Marketing, packaging, age statements, and perceived prestige all inflate prices. I have tasted £15 bottles that outperformed £80 bottles in blind tastings. Not occasionally — regularly.
The sweet spot for quality-to-price in whiskey is roughly £25-£50. Above that, you are paying for diminishing returns and bragging rights. Below it, you can still find genuine bargains if you know where to look.
Myth 6: Whiskey Does Not Go Bad Once Opened
An unopened bottle of whiskey will last essentially forever. An opened bottle will not. Once air gets in, oxidation starts working on the liquid. This is slow — we are talking months, not days — but it is real.
A half-empty bottle left on a shelf for two years will taste noticeably different from the day it was opened. Not necessarily worse (some whiskeys improve slightly with a bit of oxidation), but different. The last quarter of the bottle, with all that air in the neck space, will change faster.
Practical rule: drink your opened bottles within a year or two. If a bottle has been sitting with an inch of whiskey in the bottom for three years, it is not getting better. Drink it or pour it into a smaller bottle to reduce the air contact.
Myth 7: Scotch Is the "Best" Whiskey
Scotland has a remarkable whiskey tradition, no argument there. But "best" implies a hierarchy that does not exist. Japanese whisky has won blind competitions against Scotch consistently. Irish pot still whiskey offers flavours no Scotch can replicate. Bourbon's boldness and sweetness fill a niche that nothing else does. Some of the most exciting whiskey being made right now is coming from places like Taiwan, India, and Australia.
Scotch is excellent. It is not the finish line.
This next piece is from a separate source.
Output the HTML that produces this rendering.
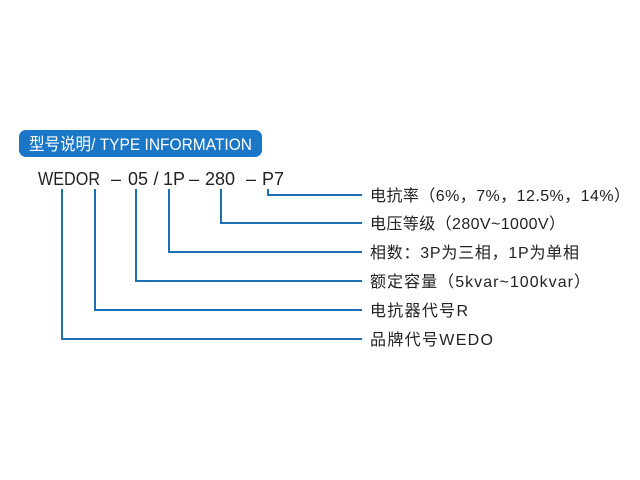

Myth 8: The Colour Tells You How Old It Is
Darker does not mean older. Almost all Scotch and Irish whiskey is legally allowed to add E150a caramel colouring, and most brands do. That deep amber colour you associate with aged whiskey? It might be a 3-year-old with a splash of food dye.
Conversely, a very pale whiskey might have spent decades in refill bourbon casks that had little colour left to give. Colour tells you about the cask type and whether colouring was added. It tells you very little about age.
Some brands — notably Bruichladdich, Compass Box, and most bourbons — refuse to add colouring. If you want to know what natural whiskey colour looks like, start there.
Myth 9: You Need to "Understand" Whiskey to Enjoy It
This is the myth that annoys me most. The idea that whiskey requires education before it can be appreciated creates a barrier that keeps people out of a hobby they would love.
You do not need to know what phenol parts per million means. You do not need to explain the difference between first-fill and refill casks. You do not need to identify "stone fruit" in a nosing. You need to pour a glass and decide whether you like it.
Everything else — the knowledge, the vocabulary, the ability to guess a region blindfolded — comes naturally if you keep paying attention. It is not a prerequisite. It is a side effect of caring about what you drink.
From the crew
The single most useful thing you can do as a whiskey beginner is buy two different bottles at the same price point and taste them side by side. You will learn more about your own preferences in twenty minutes than in a year of reading articles. Including this one.
The Only Truth
Whiskey is a drink. It is a very good drink, made by people who care deeply about their craft, and it is worth taking seriously. But "taking seriously" means paying attention to what is in your glass — not performing someone else's idea of how you should drink it.
Pour it. Smell it. Taste it. Form your own opinion. That is the whole game.